Let us know if you folks find anything interesting. I think that to handle realistic amounts of input fields, we will need a revolution in computer chips, but it is coming.
Do we necessarily? What about a revolution in applying multi-region & multi-column HTMs? This seems to be what’s missing in order to scale to this many spatial features w/out splitting into separate models.
I also think this is a big part of what is needed as well. We need a good algorithm for an object layer which can be used to enable long-distance connections and voting across multiple cortical columns (each of which can be specialize in more focused areas of the overall semantic space).
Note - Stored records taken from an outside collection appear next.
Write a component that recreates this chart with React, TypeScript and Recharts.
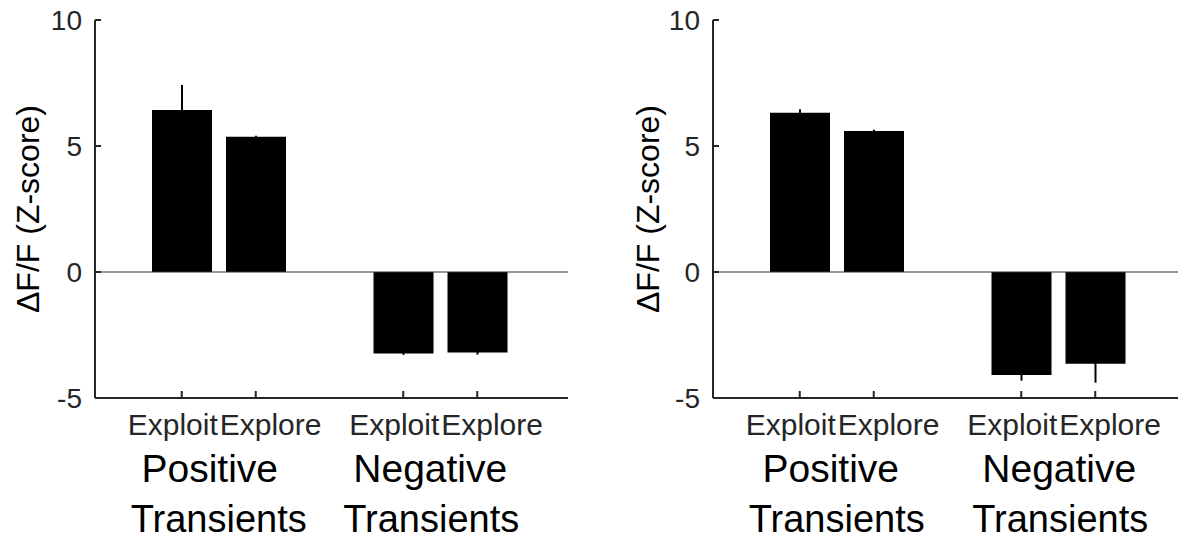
import React from "react";
import {
  BarChart,
  Bar,
  XAxis,
  YAxis,
  ErrorBar,
  ReferenceLine,
} from "recharts";

const CATEGORIES = ["Positive Transients", "Negative Transients"];
const SUB_LABELS = ["Exploit", "Explore"];
const Y_TICKS = [-5, 0, 5, 10];

// left panel
const LEFT_EXPLOIT = [6.43, -3.23];
const LEFT_EXPLORE = [5.37, -3.19];
const LEFT_EXPLOIT_ERR = [0.99, 0.06];
const LEFT_EXPLORE_ERR = [0.04, 0.09];

// right panel
const RIGHT_EXPLOIT = [6.32, -4.09];
const RIGHT_EXPLORE = [5.6, -3.64];
const RIGHT_EXPLOIT_ERR = [0.14, 0.22];
const RIGHT_EXPLORE_ERR = [0.04, 0.75];

const FONT = '"Liberation Sans", Arial, Helvetica, sans-serif';
const AXIS_COLOR = "#262626";
const BAR_SIZE = 60;
const BAR_GAP = 14;

const buildData = (
  exploit: number[],
  explore: number[],
  exploitErr: number[],
  exploreErr: number[]
) =>
  CATEGORIES.map((name, i) => ({
    name,
    exploit: exploit[i],
    explore: explore[i],
    exploitErr: exploitErr[i],
    exploreErr: exploreErr[i],
  }));

const YTick = (props: any) => {
  const { x, y, payload } = props;
  return (
    <g>
      <line x1={x} x2={x + 6} y1={y} y2={y} stroke={AXIS_COLOR} strokeWidth={2} />
      <text
        x={x - 13}
        y={y}
        dy="0.36em"
        textAnchor="end"
        fontSize={28}
        fontFamily={FONT}
        fill={AXIS_COLOR}
      >
        {payload.value}
      </text>
    </g>
  );
};

const makeXTick = (offsets: number[][]) => (props: any) => {
  const { x, y, payload, index } = props;
  const half = (BAR_SIZE + BAR_GAP) / 2;
  const [line1, line2] = String(payload.value).split(" ");
  const off = offsets[index] || [0, 0];
  return (
    <g fontFamily={FONT}>
      <line x1={x - half} x2={x - half} y1={y} y2={y - 7} stroke={AXIS_COLOR} strokeWidth={2} />
      <line x1={x + half} x2={x + half} y1={y} y2={y - 7} stroke={AXIS_COLOR} strokeWidth={2} />
      <text x={x - 1} y={y + 37} textAnchor="end" fontSize={30} fill={AXIS_COLOR}>
        {SUB_LABELS[0]}
      </text>
      <text x={x + 1} y={y + 37} textAnchor="start" fontSize={30} fill={AXIS_COLOR}>
        {SUB_LABELS[1]}
      </text>
      <text x={x + off[0]} y={y + 84} textAnchor="middle" fontSize={39} fill="#000">
        {line1}
      </text>
      <text x={x + off[1]} y={y + 134} textAnchor="middle" fontSize={38} fill="#000">
        {line2}
      </text>
    </g>
  );
};

interface PanelProps {
  left: number;
  labelX: number;
  data: ReturnType<typeof buildData>;
  offsets: number[][];
}

const Panel = ({ left, labelX, data, offsets }: PanelProps) => (
  <div style={{ position: "absolute", left, top: 0 }}>
    <BarChart
      width={600}
      height={540}
      data={data}
      margin={{ top: 20, right: 32, bottom: 0, left: 0 }}
      barGap={BAR_GAP}
    >
      <XAxis
        dataKey="name"
        height={142}
        padding={{ left: 13, right: 17 }}
        axisLine={{ stroke: AXIS_COLOR, strokeWidth: 2 }}
        tickLine={false}
        tickSize={0}
        tickMargin={0}
        interval={0}
        tick={makeXTick(offsets)}
      />
      <YAxis
        width={95}
        domain={[-5, 10]}
        ticks={Y_TICKS}
        allowDataOverflow
        axisLine={{ stroke: AXIS_COLOR, strokeWidth: 2 }}
        tickLine={false}
        tickSize={0}
        tickMargin={0}
        tick={<YTick />}
        label={{
          value: "ΔF/F (Z-score)",
          angle: -90,
          position: "insideLeft",
          offset: labelX,
          style: {
            textAnchor: "middle",
            fontSize: 32,
            fontFamily: FONT,
            fill: "#000",
          },
        }}
      />
      <ReferenceLine y={0} stroke="#333" strokeWidth={1} />
      <Bar dataKey="exploit" fill="#000" barSize={BAR_SIZE} isAnimationActive={false}>
        <ErrorBar
          dataKey="exploitErr"
          width={0}
          stroke="#000"
          strokeWidth={2}
          direction="y"
          isAnimationActive={false}
        />
      </Bar>
      <Bar dataKey="explore" fill="#000" barSize={BAR_SIZE} isAnimationActive={false}>
        <ErrorBar
          dataKey="exploreErr"
          width={0}
          stroke="#000"
          strokeWidth={2}
          direction="y"
          isAnimationActive={false}
        />
      </Bar>
    </BarChart>
  </div>
);

export default function App() {
  const leftData = buildData(LEFT_EXPLOIT, LEFT_EXPLORE, LEFT_EXPLOIT_ERR, LEFT_EXPLORE_ERR);
  const rightData = buildData(RIGHT_EXPLOIT, RIGHT_EXPLORE, RIGHT_EXPLOIT_ERR, RIGHT_EXPLORE_ERR);
  return (
    <div
      style={{
        position: "absolute",
        left: 0,
        top: 0,
        width: 1178,
        height: 540,
        overflow: "hidden",
        background: "#fff",
      }}
    >
      <Panel left={0} labelX={28} data={leftData} offsets={[[-9, 0], [-10, -9]]} />
      <Panel left={618} labelX={29.5} data={rightData} offsets={[[-6, 0], [1, 2]]} />
    </div>
  );
}
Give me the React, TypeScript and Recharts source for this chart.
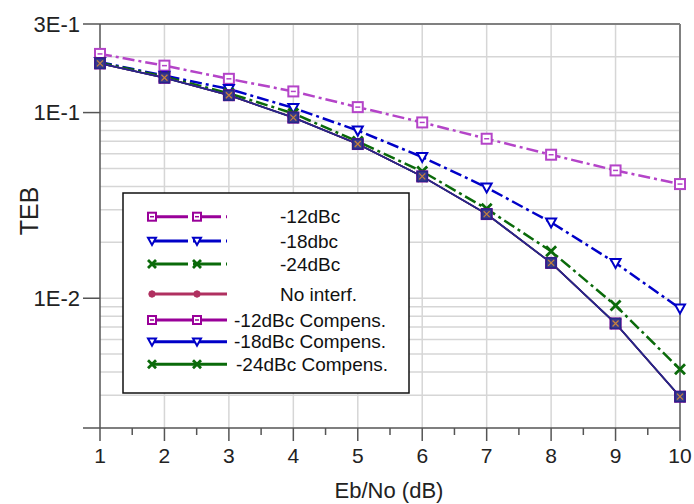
import React from "react";
import {
  LineChart,
  Line,
  XAxis,
  YAxis,
  CartesianGrid,
  ReferenceLine,
  Legend,
  Label,
} from "recharts";

// Eb/No (dB)
const ebNo = [1, 2, 3, 4, 5, 6, 7, 8, 9, 10];

// TEB
const teb12dBc = [0.207, 0.179, 0.152, 0.13, 0.107, 0.0885, 0.0723, 0.0593, 0.0488, 0.0412];
const teb18dBc = [0.187, 0.158, 0.134, 0.106, 0.08, 0.0576, 0.0395, 0.0256, 0.0155, 0.00881];
const teb24dBc = [0.186, 0.156, 0.127, 0.099, 0.0698, 0.0482, 0.0303, 0.0179, 0.00914, 0.00414];
const tebNoInterf = [0.184, 0.154, 0.124, 0.094, 0.0677, 0.0453, 0.0284, 0.0155, 0.00731, 0.00295];
const teb12Comp = [0.184, 0.154, 0.124, 0.094, 0.0677, 0.0453, 0.0284, 0.0155, 0.00731, 0.00295];
const teb18Comp = [0.184, 0.154, 0.124, 0.094, 0.0677, 0.0453, 0.0284, 0.0155, 0.00731, 0.00295];
const teb24Comp = [0.184, 0.154, 0.124, 0.094, 0.0677, 0.0453, 0.0284, 0.0155, 0.00731, 0.00295];

const xTicks = [1, 1.5, 2, 2.5, 3, 3.5, 4, 4.5, 5, 5.5, 6, 6.5, 7, 7.5, 8, 8.5, 9, 9.5, 10];
const xGrid = [2, 3, 4, 5, 6, 7, 8, 9];
const yTicks = [0.01, 0.1, 0.3];
const yTickLabels = ["1E-2", "1E-1", "3E-1"];
const yGrid = [
  0.003, 0.004, 0.005, 0.006, 0.007, 0.008, 0.009,
  0.01, 0.02, 0.03, 0.04, 0.05, 0.06, 0.07, 0.08, 0.09,
  0.1, 0.2,
];

const FONT = "'Liberation Sans', Arial, sans-serif";
const DASH = "12 4 3 4";

type Shape = "square" | "triangle" | "cross" | "circle" | "filledSquare";

// 系列定義（凡例の色と描画の色は別）
const SERIES: {
  key: string;
  name: string;
  values: number[];
  color: string;
  legendColor: string;
  shape: Shape;
  legendShape: Shape;
  dashed: boolean;
  width: number;
}[] = [
  { key: "s12", name: "-12dBc", values: teb12dBc, color: "#b444c8", legendColor: "#990099", shape: "square", legendShape: "square", dashed: true, width: 2.5 },
  { key: "s18", name: "-18dbc", values: teb18dBc, color: "#0000c8", legendColor: "#0000c8", shape: "triangle", legendShape: "triangle", dashed: true, width: 2.5 },
  { key: "s24", name: "-24dBc", values: teb24dBc, color: "#0a6a0a", legendColor: "#0a6a0a", shape: "cross", legendShape: "cross", dashed: true, width: 2.5 },
  { key: "sNo", name: "No interf.", values: tebNoInterf, color: "#c8823c", legendColor: "#b03060", shape: "circle", legendShape: "circle", dashed: false, width: 1.5 },
  { key: "c24", name: "-24dBc Compens.", values: teb24Comp, color: "#0a6a0a", legendColor: "#0a6a0a", shape: "cross", legendShape: "cross", dashed: false, width: 1.5 },
  { key: "c12", name: "-12dBc Compens.", values: teb12Comp, color: "#990099", legendColor: "#990099", shape: "square", legendShape: "square", dashed: false, width: 1.5 },
  { key: "c18", name: "-18dBc Compens.", values: teb18Comp, color: "#26268a", legendColor: "#0000c8", shape: "filledSquare", legendShape: "triangle", dashed: false, width: 1.8 },
];

const LEGEND_ORDER = ["s12", "s18", "s24", "sNo", "c12", "c18", "c24"];

const chartData = ebNo.map((x, i) => {
  const row: Record<string, number> = { x };
  SERIES.forEach((s) => {
    row[s.key] = s.values[i];
  });
  return row;
});

function Marker({ shape, cx, cy, color, r = 5 }: { shape: Shape; cx: number; cy: number; color: string; r?: number }) {
  if (shape === "square") {
    return (
      <g>
        <rect x={cx - r} y={cy - r} width={2 * r} height={2 * r} fill="#fff" stroke={color} strokeWidth={2} />
        <line x1={cx - r / 2} x2={cx + r / 2} y1={cy} y2={cy} stroke={color} strokeWidth={1.5} />
      </g>
    );
  }
  if (shape === "filledSquare") {
    return (
      <g>
        <rect x={cx - r} y={cy - r} width={2 * r} height={2 * r} fill="#3a3a8a" stroke={color} strokeWidth={1.5} />
        <path d={`M${cx - 3},${cy - 3}L${cx + 3},${cy + 3}M${cx + 3},${cy - 3}L${cx - 3},${cy + 3}`} stroke="#c8823c" strokeWidth={1.2} />
      </g>
    );
  }
  if (shape === "triangle") {
    return (
      <polygon
        points={`${cx - r},${cy - r * 0.8} ${cx + r},${cy - r * 0.8} ${cx},${cy + r}`}
        fill="#fff"
        stroke={color}
        strokeWidth={2}
      />
    );
  }
  if (shape === "cross") {
    return (
      <path
        d={`M${cx - r},${cy - r}L${cx + r},${cy + r}M${cx + r},${cy - r}L${cx - r},${cy + r}`}
        stroke={color}
        strokeWidth={2.8}
      />
    );
  }
  return <circle cx={cx} cy={cy} r={r * 0.8} fill={color} stroke={color} strokeWidth={1} />;
}

function XTick(props: any) {
  const { x, y, payload } = props;
  const v = payload.value as number;
  const major = Number.isInteger(v);
  return (
    <g>
      {v === 1 && <line x1={x - 17} x2={x} y1={y} y2={y} stroke="#555" strokeWidth={1.5} />}
      <line x1={x} x2={x} y1={y} y2={y + (major ? 13 : 7)} stroke="#555" strokeWidth={1.5} />
      {major && (
        <text x={x} y={y + 35} textAnchor="middle" fontSize={21} fill="#222" fontFamily={FONT}>
          {v}
        </text>
      )}
    </g>
  );
}

function LegendBox() {
  const rowY = [24.7, 49, 72, 102, 128, 149.7, 172.3];
  const textX = [158, 158, 158, 158, 112, 112, 114];
  return (
    <svg width={288} height={202} style={{ display: "block" }}>
      <rect x={1} y={1} width={286} height={200} fill="#fff" stroke="#111" strokeWidth={1.5} />
      {LEGEND_ORDER.map((k, i) => {
        const s = SERIES.find((d) => d.key === k)!;
        const y = rowY[i];
        return (
          <g key={k}>
            <line
              x1={30}
              x2={105}
              y1={y}
              y2={y}
              stroke={s.legendColor}
              strokeWidth={3}
              strokeDasharray={s.dashed ? "36 5 28 5 3" : undefined}
            />
            <Marker shape={s.legendShape} cx={30} cy={y} color={s.legendColor} r={4} />
            <Marker shape={s.legendShape} cx={75} cy={y} color={s.legendColor} r={4} />
            <text x={textX[i]} y={y + 6.5} fontSize={19} fill="#111" fontFamily={FONT}>
              {s.name}
            </text>
          </g>
        );
      })}
    </svg>
  );
}

export default function App() {
  return (
    <div style={{ position: "absolute", left: 0, top: 0, fontFamily: FONT }}>
      <LineChart
        width={694}
        height={504}
        data={chartData}
        margin={{ top: 24, right: 14, bottom: 0, left: 0 }}
      >
        <CartesianGrid
          horizontalValues={yGrid}
          verticalValues={xGrid}
          stroke="#d6d6d6"
          strokeWidth={1.5}
        />
        <XAxis
          dataKey="x"
          type="number"
          domain={[1, 10]}
          ticks={xTicks}
          interval={0}
          height={76}
          tickSize={0}
          tickMargin={0}
          tickLine={false}
          axisLine={{ stroke: "#555", strokeWidth: 1.5 }}
          tick={<XTick />}
        >
          <Label
            content={() => (
              <text x={389} y={498} textAnchor="middle" fontSize={22} fill="#222" fontFamily={FONT}>
                Eb/No (dB)
              </text>
            )}
          />
        </XAxis>
        <YAxis
          type="number"
          scale="log"
          domain={[0.002, 0.3]}
          allowDataOverflow
          ticks={yTicks}
          interval={0}
          width={100}
          tickSize={17}
          tickMargin={3}
          tickLine={{ stroke: "#555", strokeWidth: 1.5 }}
          axisLine={{ stroke: "#555", strokeWidth: 1.5 }}
          tick={{ fontSize: 22, fill: "#222", fontFamily: FONT }}
          tickFormatter={(v: number) => yTickLabels[yTicks.indexOf(v)] ?? ""}
        >
          <Label
            content={() => (
              <text
                x={38}
                y={211}
                transform="rotate(-90 38 211)"
                textAnchor="middle"
                fontSize={25}
                fill="#222"
                fontFamily={FONT}
              >
                TEB
              </text>
            )}
          />
        </YAxis>
        <ReferenceLine y={0.3} stroke="#808080" strokeWidth={2} />
        <ReferenceLine x={10} stroke="#808080" strokeWidth={2} />
        {SERIES.map((s) => (
          <Line
            key={s.key}
            dataKey={s.key}
            name={s.name}
            type="linear"
            stroke={s.color}
            strokeWidth={s.width}
            strokeDasharray={s.dashed ? DASH : undefined}
            isAnimationActive={false}
            dot={(p: any) => (
              <Marker key={`${s.key}-${p.index}`} shape={s.shape} cx={p.cx} cy={p.cy} color={s.color} />
            )}
            activeDot={false}
          />
        ))}
        <Legend
          layout="horizontal"
          verticalAlign="middle"
          align="center"
          wrapperStyle={{ left: 122, top: 192, width: 288, height: 202 }}
          content={() => <LegendBox />}
        />
      </LineChart>
    </div>
  );
}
This is also the area I am currently working on, but it is proving to be a lot more complicated than it sounds at first.
In HTM is there a concept of epoch ( as in deep learinig ) , would it make sence to pipe same set of data through SP twice to pomote better learing.
I am getting some very good results , so the final input to SP is 3 dimensions redused via TNSE from 128, and 4th dimension as magnitude of (128 dimensions ) so the final input to SP looks like 4 * 2000, other techinique to reduce dimensions is UMAP, however it come with many tunable hyper parameters if anyone has exprience with UMAP please let me know.
Ruiing the SP through 3 epoch, and then collecting final results.In an unsupervised way getting the over lap score , .i.e. similarity.